Tais teorias orientam-se numa dimensão puramente psicanalítica, relativizando a noção de liberdade de ação humana, posto que o inconsciente exerce grande influência nas ações e no comportamento, o que põe em questionamento o conceito de culpabilidade, já que esta reflete a censura sobre um sujeito absolutamente livre e auto- determinado. Todavia, permanecem ainda inseridas no âmbito microssociológico, considerando a sociedade o produto do consenso (teorias do consenso), não reconhecendo o conflito como elemento essencial da sociedade (teorias do conflito), não superando ainda o enfoque etiológico do comportamento criminoso, desconsiderando o contexto histórico e as relações socioeconômicas em que se inserem os comportamentos.
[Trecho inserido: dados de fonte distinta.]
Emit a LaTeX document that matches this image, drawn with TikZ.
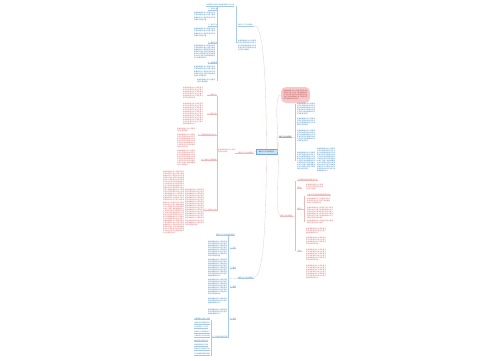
\documentclass[tikz,border=0pt]{standalone}
\usepackage{fontspec}
\newfontfamily\cjk{Noto Sans CJK SC}
\XeTeXlinebreaklocale "zh"
\XeTeXlinebreakskip=0pt plus 0.2pt
\definecolor{tb}{HTML}{3D85C6}
\definecolor{tr}{HTML}{E06666}
\definecolor{td}{HTML}{3C4A5C}
\definecolor{lb}{HTML}{A9CBEA}
\definecolor{lr}{HTML}{F2B8B8}
\definecolor{lm}{HTML}{E8CDCD}
\definecolor{cfill}{HTML}{CFE2F3}
\definecolor{cdraw}{HTML}{6FA8DC}
\definecolor{pfill}{HTML}{F6CACA}
\newcommand\zhc[1]{\ifcase#1 工\or 作\or 学\or 生\or 教\or 育\or 积\or 极\or 认\or 真\or 开\or 展\or 活\or 动\or 提\or 高\or 质\or 量\or 的\or 和\or 班\or 级\or 管\or 理\fi}
\newcommand\mkfill[1]{\gdef\fillstr{}\foreach \ii in {1,...,#1}{\pgfmathtruncatemacro\kk{mod(\ii*7,24)}\xdef\fillstr{\fillstr\zhc{\kk}}}}
\tikzset{
  blkst/.style={inner sep=0pt,font=\cjk\fontsize{2.2}{2.9}\selectfont,align=justify},
  labst/.style={inner sep=0.2pt,font=\cjk\fontsize{2.2}{2.9}\selectfont},
  cnode/.style={draw=cdraw,fill=cfill,line width=0.3pt,minimum width=10.5mm,minimum height=2.6mm,inner sep=0pt,text=td,font=\cjk\fontsize{2.2}{2.9}\selectfont},
  pnode/.style={fill=pfill,rounded corners=2.5mm,minimum width=14.5mm,minimum height=8mm,inner sep=0pt,text=tr!80!black,text width=34pt,align=justify,font=\cjk\fontsize{2.2}{2.9}\selectfont},
  mc/.style={draw=lm,line width=0.45pt},
  bl/.style={draw=lb,line width=0.3pt},
  rl/.style={draw=lr,line width=0.3pt}
}
\newcommand\blk[6][tb]{%
  \pgfmathtruncatemacro\ncpl{#5*0.64}%
  \pgfmathtruncatemacro\nln{max(1,round(#6*0.49))}%
  \pgfmathtruncatemacro\nch{max(2,\ncpl*\nln-\ncpl/3)}%
  \mkfill{\nch}%
  \pgfmathsetmacro\tw{#5*1.4226}%
  \node[blkst,text=#1,text width=\tw pt,anchor=north west] (#2) at (#3,#4) {\fillstr};%
}
\newcommand\lab[5][tb]{%
  \node[labst,text=#1,anchor=base west] (#2) at (#3,#4) {#5};%
  \draw[#1!45,line width=0.25pt] (#2.south west) -- (#2.south east);%
}
\begin{document}
\begin{tikzpicture}[x=0.5mm,y=-0.5mm]
\fill[white] (0,0) rectangle (500,360);
\useasboundingbox (0,0) rectangle (500,360);

% centre
\node[cnode] (C) at (266.5,151.5) {教师个人工作总结范文};

% main labels
\lab{M1}{238}{26}{教师个人工作总结篇一}
\lab[tr]{M2}{238}{153}{教师个人工作总结篇二}
\lab{M3}{238}{278}{教师个人工作总结篇三}
\lab[td]{M5}{279}{137}{教师工作总结篇四}
\lab[tr]{M6}{280}{216}{教师工作总结篇五}
\mkfill{70}
\node[pnode] (P) at (295.5,95) {\fillstr};

% main curves
\draw[mc] (C.north) .. controls (266,60) and (262,25) .. (M1.east);
\draw[mc] (C.west) -- (M2.east);
\draw[mc] (C.south) .. controls (266,240) and (262,277) .. (M3.east);
\draw[mc] (C.east) .. controls (281,151.5) and (272,95) .. (P.west);
\draw[mc] (C.east) .. controls (280,151.5) and (274,136) .. (M5.west);
\draw[mc] (C.east) .. controls (281,151.5) and (274,215) .. (M6.west);

% ---------- branch 1 (blue, top left)
\lab{H1}{206}{5.5}{本学期我认真执行学校教育教学工作计划}
\coordinate (m1t) at (236,6.5);
\coordinate (m1b) at (236,42);
\coordinate (m1j) at (236,26.5);
\draw[bl] (m1t) -- (m1b);
\draw[bl] (M1.south west) -- (m1j);
\blk{b1}{238}{40.5}{18}{10}
\draw[bl] (m1b) -- (b1.west |- m1b);
\coordinate (v1t) at (217,6.5);
\coordinate (v1b) at (217,81);
\draw[bl] (v1t) -- (v1b);
\lab{la}{207.5}{10}{一、思想方面}
\lab{lb1}{207.5}{26}{二、教学工作}
\lab{lc}{207.5}{43}{三、教研工作}
\lab{ld}{207.5}{63}{四、班级管理}
\blk{ba}{194}{12.5}{21}{9}
\blk{bb}{194}{28.5}{21}{9}
\blk{bc}{194}{45}{21}{15}
\blk{bd}{194}{66.5}{21}{10}
\blk{be}{197}{79.5}{18}{4.5}

% ---------- branch 2 (red, left middle)
\blk[tr]{r0}{218}{149.5}{17}{5}
\coordinate (r0t) at (217,95.8);
\coordinate (r0b) at (217,210.8);
\draw[rl] (r0t) -- (r0b);
\draw[rl] (M2.south west) -- (r0.east |- M2.south west);
\lab[tr]{r1}{207}{95}{一、思想认识}
\lab[tr]{r2}{207}{114}{二、教学工作}
\lab[tr]{r3}{197.5}{135}{三、不断提高自身业务水平}
\lab[tr]{r4}{201}{160}{四、加强学习提高素质}
\lab[tr]{r5}{204}{210}{五、今后努力方向}
\blk[tr]{ra}{183}{87}{20}{12}
\blk[tr]{rb}{183}{103}{20}{22}
\blk[tr]{rch}{177}{128.5}{18}{3.5}
\blk[tr]{rc}{177}{134}{18}{14}
\blk[tr]{rd}{177}{150}{18}{17}
\blk[tr]{re1}{163}{171}{21}{64}
\blk[tr]{re2}{185}{189}{19}{37}

% ---------- branch 3 (blue, bottom left)
\lab{H3}{216}{235}{教师个人工作总结范文精选}
\coordinate (m3t) at (228,236);
\coordinate (m3b) at (228,338);
\coordinate (m3j) at (228,278.8);
\draw[bl] (m3t) -- (m3b);
\draw[bl] (M3.south west) -- (m3j);
\lab{l3a}{229.5}{248}{一、学习}
\lab{l3b}{229.5}{268}{二、教学}
\lab{l3c}{229.5}{287}{三、教研}
\lab{l3d}{229.5}{319}{四、其他}
\lab{l3e}{212}{337}{五、存在的问题与不足}
\blk{b3a}{208}{241}{19}{16}
\blk{b3b}{208}{259}{19}{18}
\blk{b3c}{208}{279}{19}{16}
\blk{b3d}{208}{298}{19}{7}
\blk{b3e}{208}{309}{19}{7}
\coordinate (lt) at (211,319.5);
\coordinate (lbt) at (211,355.5);
\draw[bl] (lt) -- (lbt);
\foreach \c/\t in {1/认真备课上好每一节课,2/积极参加各项教研活动,3/关心爱护每一个学生,4/加强学习不断提高自己,5/认真批改作业及时反馈,6/做好后进生转化工作,7/加强家校联系与沟通,8/积极参与学校各项工作,9/努力提高教育教学质量}{
  \pgfmathsetmacro\yy{314.6+4.4*\c}
  \lab{li\c}{194}{\yy}{\t}
}

% ---------- branch 5 (right, blue)
\coordinate (m5t) at (295,104);
\coordinate (m5b) at (295,161);
\coordinate (m5j) at (295,137.8);
\draw[bl] (m5t) -- (m5b);
\draw[bl] (M5.south east) -- (m5j);
\blk{g1}{297}{103}{18}{13}
\blk{g2}{297}{118}{18}{8}
\blk{g3}{297}{130}{18}{12}
\blk{g4}{297}{152}{18}{18}
\blk{g5}{317}{148}{18}{25}
\draw[bl] (g4.east) -- (g5.west);

% ---------- branch 6 (right, red)
\coordinate (m6t) at (295,181);
\coordinate (m6b) at (295,251);
\coordinate (m6j) at (295,216.8);
\draw[rl] (m6t) -- (m6b);
\draw[rl] (M6.south east) -- (m6j);
\lab[tr]{h6}{297}{180}{一学期来我始终坚持教学工作}
\lab[tr]{s6a}{297}{188}{思想上}
\blk[tr]{s1}{306}{184}{17}{7}
\lab[tr]{s6b}{297}{209}{教学上}
\coordinate (s6t) at (304.5,196);
\coordinate (s6bb) at (304.5,222);
\draw[rl] (s6t) -- (s6bb);
\draw[rl] (s6b.south east) -- (s6b.south east -| s6t);
\lab[tr]{t6}{307}{195}{认真学习新课标提高课堂教学效率}
\blk[tr]{s2}{307}{198}{23}{6}
\blk[tr]{s3}{307}{207}{26}{12}
\blk[tr]{s4}{307}{220}{26}{5}
\blk[tr]{s5}{306}{228}{20}{7}
\blk[tr]{s6}{306}{237}{20}{8}
\lab[tr]{s6c}{297}{251}{工作上}
\blk[tr]{s7}{306}{249}{20}{13}
\blk[tr]{s8}{306}{265}{20}{14}
\end{tikzpicture}
\end{document}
Outrossim, novo enfoque recebeu a criminologia sob a influência da teoria estrutural funcionalista de Emile Durkheim para o qual o desvio é um fenômeno normal em toda estrutura social desde que não ultrapassados certos limites. Sob tais inspirações funcionalistas, Robert Merton, desenvolve a “teoria da anomia”, desenvolvendo a ideia de que indivíduos de uma mesma sociedade, localizados em diferentes estratos sociais e, portanto, com diferentes oportunidades de acesso aos fins ou objetivos culturais (família, conforto, dinheiro, poder, sucesso, fama, etc.) podem adotar diferentes posturas: 1) aceitação aos meios de que dispõe (estudo, trabalho, empreendedorismo) e dos fins e valores culturais (dinheiro, poder, conforto, fama), o que denomina “adesão”, estando situados aqui a grande maioria da população; 2) De aceitação aos fins e valores culturais (sucesso, dinheiro, poder, etc.) mas não dos meios disponíveis (trabalho, estudo, etc.), o que classifica como “inovação”, estando aqui os comportamentos desviantes e criminosos, especialmente os de natureza patrimonial;  3) de não aceitação aos valores culturais predominantes, o que classifica como ritualismo, estando aqui os “hippies” e alternativos; 4) a negação dos meios e fins culturais, denominado “apatia”, estando os bêbados, moradores de rua, etc.; por fim, ainda, 5) na proposição de novos valores sociais e meios institucionais, denominado “rebelião”, estando aqui os revolucionários, enfoques baseados na influência dos estratos sociais sobre os indivíduos e na expectativa que estes desenvolvem no meio em que vivem.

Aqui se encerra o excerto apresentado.